Но, несмотря на столь драматично развернувшиеся коллизии, экстенсивная инерция продолжалась. Все так же военно-промышленный монстр категорически не желал умерить свои аппетиты, оттягивая на себя столь необходимые гражданским отраслям производства средства (в советской оборонке производилось танков в 3 раза больше, чем в США). Продолжали стоять в очереди за иждивенческой квотой «братья по социализму». Всеобщий дефицит семимильными шагами шел по городам и весям (изредка обходя только советскую витрину — Москву). Уже далеко не гипотетической становилась угроза голода (по мнению Егора Гайдара).

Требовалось не «перестраивать», а решительно демонтировать, причем не только экономические конструкции, но и возведшую их социально-политическую систему. Однако руководство страны, будучи по природе своей коммунистическими ортодоксами, демонизировавшие в процессе всей своей партократической карьеры частнособственнические отношения и рынок, продолжали упражняться в некоей компромиссной демагогии (типа «рынок, но социалистический», хотя кентавр существует только в мифологии). В результате страна, как этого и следовало ожидать от объективно-императивной исторической логики, вошла в экономический и политический коллапс, который и обрушил ее.

Итак, можно сделать вывод, что советский модернизационный опыт, вбрасывавшийся режимом в общество на протяжении десятилетий, закончился историческим фиаско. Иного и не могло быть, поскольку советская система в силу своей заданной иррациональности была невосприимчива к целям и идеям подлинной модернизации.

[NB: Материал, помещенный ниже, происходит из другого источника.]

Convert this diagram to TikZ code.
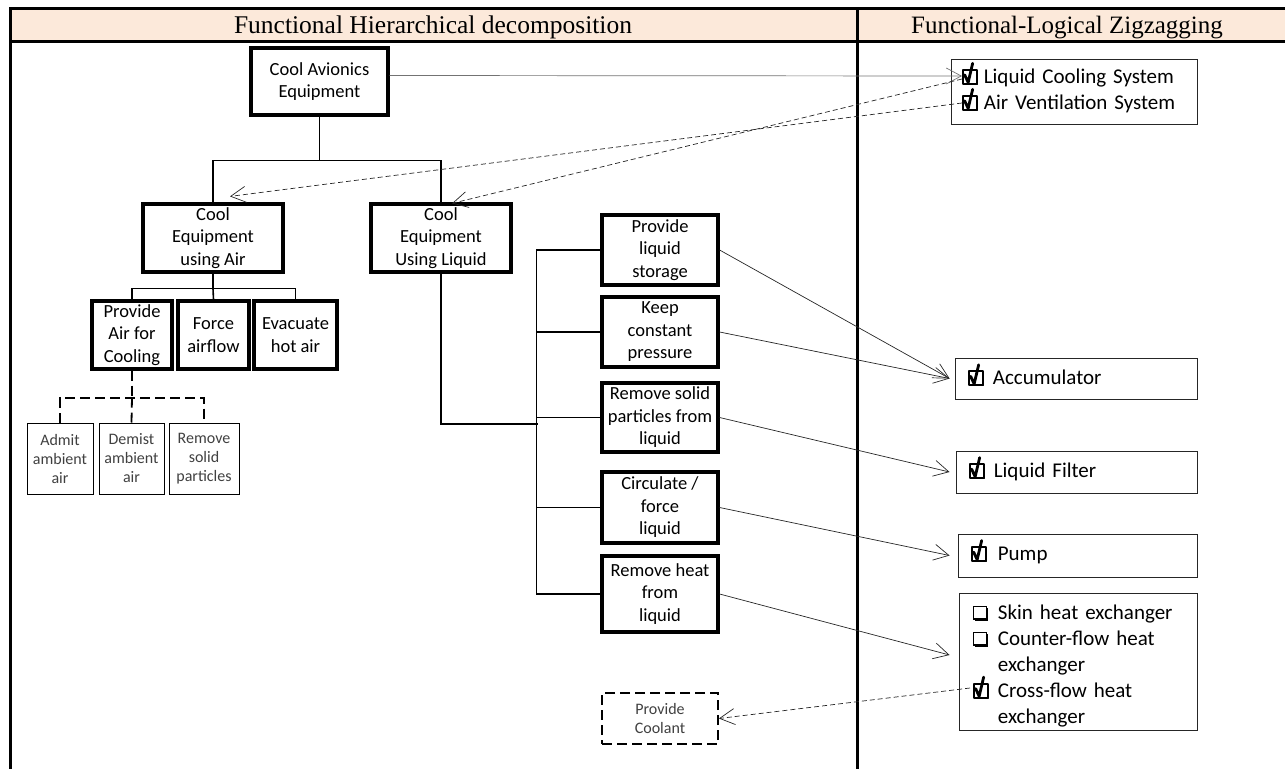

Только сегодня они начинают осваиваться казахстанским обществом (как и всем постсоветским пространством). Но это уже новое сообщество граждан, устремленное в построение рыночной экономики и на ее основе — либерально-демократического государства, нацеленное именно на такой модернизационный опыт, которым движимы авангардные эшелоны цивилизованного человеческого универсума.